▶ **Written task**
How many lines in the listing below include the word "seaborn"? Reply with the count alone.

== Data block ==

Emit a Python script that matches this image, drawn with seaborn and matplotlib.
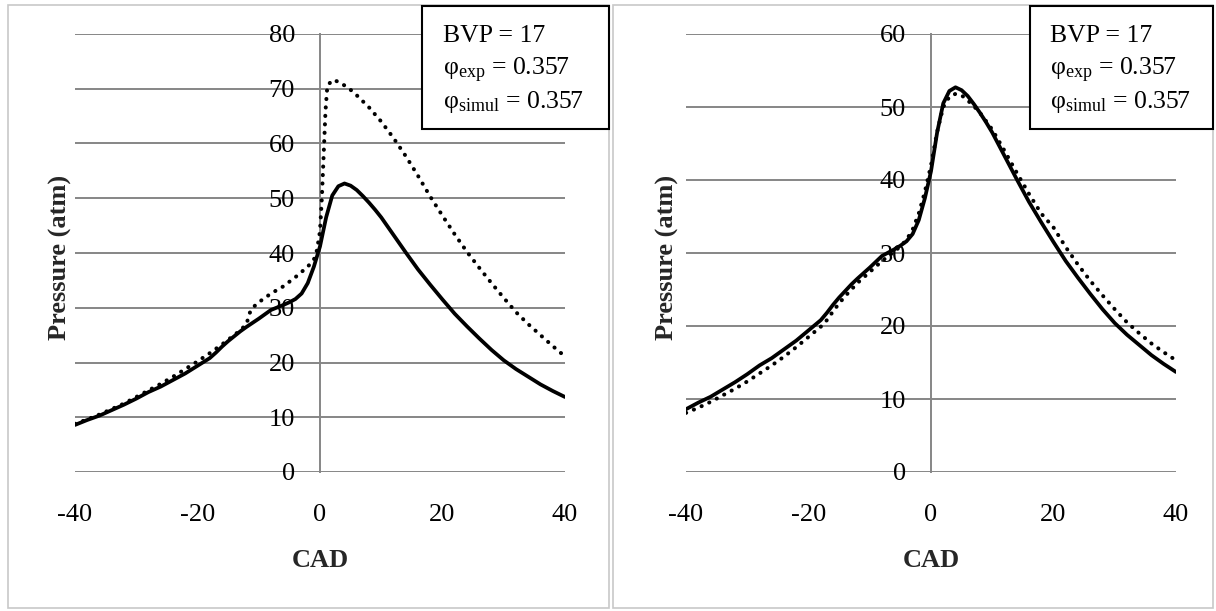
import matplotlib
matplotlib.use("Agg")
import matplotlib.pyplot as plt
from matplotlib.patches import Rectangle
import seaborn as sns
import pandas as pd

# ---------------- data ----------------
cad_exp = [-40, -38, -36, -34, -32, -30, -28, -26, -24, -22, -20, -18, -17, -16, -15, -14, -13, -12,
           -10, -8, -6, -5, -4, -3, -2, -1, 0, 1, 2, 3, 4, 5, 6, 7, 8, 9, 10, 12, 14, 16, 18, 20,
           22, 24, 26, 28, 30, 32, 34, 36, 38, 40]
p_exp = [8.6, 9.5, 10.3, 11.3, 12.3, 13.4, 14.6, 15.6, 16.8, 18.0, 19.4, 20.8, 21.8, 22.9, 23.9, 24.8, 25.7, 26.5,
         28.0, 29.6, 30.5, 31.0, 31.6, 32.6, 34.5, 37.5, 41.2, 46.5, 50.5, 52.2, 52.7, 52.3, 51.5, 50.4, 49.2, 47.9, 46.5,
         43.3, 40.1, 37.0, 34.2, 31.5, 28.9, 26.6, 24.4, 22.3, 20.4, 18.8, 17.4, 16.0, 14.8, 13.7]

cad_sim_left = [-40, -38, -36, -34, -32, -30, -28, -26, -24, -22, -20, -18, -16, -14, -13, -12, -11.5, -11,
                -10, -8, -6, -4, -2, -1, -0.5, 0, 0.3, 0.6, 0.9, 1.2, 2, 3, 4, 5, 6, 8, 10, 12, 14, 16,
                18, 20, 22, 24, 26, 28, 30, 32, 34, 36, 38, 40]
p_sim_left = [8.8, 9.6, 10.5, 11.5, 12.5, 13.7, 14.9, 16.1, 17.4, 18.8, 20.2, 21.7, 23.3, 25.0, 25.9, 27.0, 29.0, 30.0,
              31.0, 32.6, 33.9, 35.6, 37.5, 38.8, 40.5, 44.0, 50.0, 58.0, 66.0, 70.5, 71.6, 71.3, 70.6, 69.8, 68.8, 66.6,
              64.0, 61.0, 57.7, 54.1, 50.3, 46.8, 43.4, 40.2, 37.3, 34.5, 31.8, 29.2, 27.0, 25.0, 23.0, 21.1]

cad_sim_right = [-40, -38, -36, -34, -32, -30, -28, -26, -24, -22, -20, -18, -17, -16, -15, -14, -12, -10,
                 -8, -6, -5, -4, -3, -2, -1, 0, 1, 2, 3, 4, 5, 6, 7, 8, 10, 12, 14, 16, 18, 20,
                 22, 24, 26, 28, 30, 32, 34, 36, 38, 40]
p_sim_right = [8.1, 8.8, 9.6, 10.5, 11.4, 12.4, 13.5, 14.6, 15.8, 17.1, 18.5, 19.9, 20.8, 22.0, 23.1, 24.1, 25.9, 27.4,
               28.9, 30.2, 30.9, 31.8, 33.2, 35.4, 38.4, 42.0, 46.6, 50.0, 51.4, 51.8, 51.6, 50.9, 50.1, 49.2, 46.9,
               44.0, 41.0, 38.1, 35.4, 33.5, 30.8, 28.4, 26.2, 24.2, 22.3, 20.5, 19.0, 17.6, 16.4, 15.3]

x_ticks = [-40, -20, 0, 20, 40]
y_ticks_left = [0, 10, 20, 30, 40, 50, 60, 70, 80]
y_ticks_right = [0, 10, 20, 30, 40, 50, 60]
box_lines = ["BVP = 17", "φ$_{\\mathrm{exp}}$ = 0.357", "φ$_{\\mathrm{simul}}$ = 0.357"]

# ---------------- style ----------------
sns.set_style("white")
plt.rcParams["font.family"] = ["Liberation Serif", "DejaVu Serif"]
plt.rcParams["mathtext.fontset"] = "custom"
plt.rcParams["mathtext.rm"] = "Liberation Serif"
plt.rcParams["mathtext.it"] = "Liberation Serif:italic"
plt.rcParams["mathtext.bf"] = "Liberation Serif:bold"

W, H = 1216, 611
fig = plt.figure(figsize=(W / 100, H / 100), dpi=100)
fig.patch.set_facecolor("white")

GRID = "#868686"


def px_rect(x0, y0, x1, y1):
    """pixel box (top-left origin) -> figure fraction rect"""
    return [x0 / W, (H - y1) / H, (x1 - x0) / W, (y1 - y0) / H]


def setup_panel(ax, yticks, ylabel_x):
    ax.set_xlim(-40, 40)
    ax.set_ylim(yticks[0], yticks[-1])
    ax.set_xticks(x_ticks)
    ax.set_yticks(yticks)
    ax.set_xticklabels([str(t) for t in x_ticks])
    ax.set_yticklabels([str(t) for t in yticks])
    ax.set_facecolor("none")
    for s in ["top", "right", "bottom"]:
        ax.spines[s].set_visible(False)
    ax.spines["left"].set_position(("data", 0))
    ax.spines["left"].set_color(GRID)
    ax.spines["left"].set_linewidth(1.4)
    ax.spines["left"].set_zorder(0.5)
    ax.yaxis.grid(True, color=GRID, linewidth=1.4, zorder=0)
    ax.xaxis.grid(False)
    ax.set_axisbelow(True)
    ax.tick_params(axis="y", length=0, pad=18, labelsize=19, labelcolor="black")
    ax.tick_params(axis="x", length=0, pad=23, labelsize=19, labelcolor="black")
    ax.set_xlabel("CAD", fontsize=19, fontweight="bold", va="center")
    ax.xaxis.set_label_coords(0.5, -0.203)
    ax.set_ylabel("Pressure (atm)", fontsize=19, fontweight="bold", va="center")
    ax.yaxis.set_label_coords(ylabel_x, 0.49)


def draw(ax, cad_sim, p_sim):
    df_e = pd.DataFrame({"CAD": cad_exp, "P": p_exp})
    df_s = pd.DataFrame({"CAD": cad_sim, "P": p_sim})
    sns.lineplot(data=df_e, x="CAD", y="P", ax=ax, color="black", linewidth=2.7,
                 estimator=None, sort=False, solid_capstyle="round",
                 solid_joinstyle="round", zorder=3)
    sns.lineplot(data=df_s, x="CAD", y="P", ax=ax, color="black", linewidth=2.9,
                 estimator=None, sort=False, linestyle=(0, (0.05, 2.05)),
                 dash_capstyle="round", zorder=3)


ax1 = fig.add_axes(px_rect(75, 34, 565, 472))
draw(ax1, cad_sim_left, p_sim_left)
setup_panel(ax1, y_ticks_left, -0.029)

ax2 = fig.add_axes(px_rect(686, 34, 1176, 472))
draw(ax2, cad_sim_right, p_sim_right)
setup_panel(ax2, y_ticks_right, -0.037)

# panel borders
for (x0, x1) in [(8, 609), (613, 1213)]:
    r = px_rect(x0, 5, x1, 608)
    fig.add_artist(Rectangle((r[0], r[1]), r[2], r[3], transform=fig.transFigure,
                             fill=False, edgecolor="#c8c8c8", linewidth=1.2, zorder=0.2))

# annotation boxes
for (x0, x1, tx) in [(422, 609, 443), (1030, 1213, 1050)]:
    r = px_rect(x0, 6, x1, 129)
    fig.add_artist(Rectangle((r[0], r[1]), r[2], r[3], transform=fig.transFigure,
                             facecolor="white", edgecolor="black", linewidth=1.5, zorder=5))
    for i, line in enumerate(box_lines):
        yb = 42 + i * 33
        fig.text(tx / W, (H - yb) / H, line, fontsize=18.5, ha="left", va="baseline",
                 color="black", zorder=6)

fig.savefig("out.png", dpi=100, facecolor="white")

===

▶ **Solution below**
2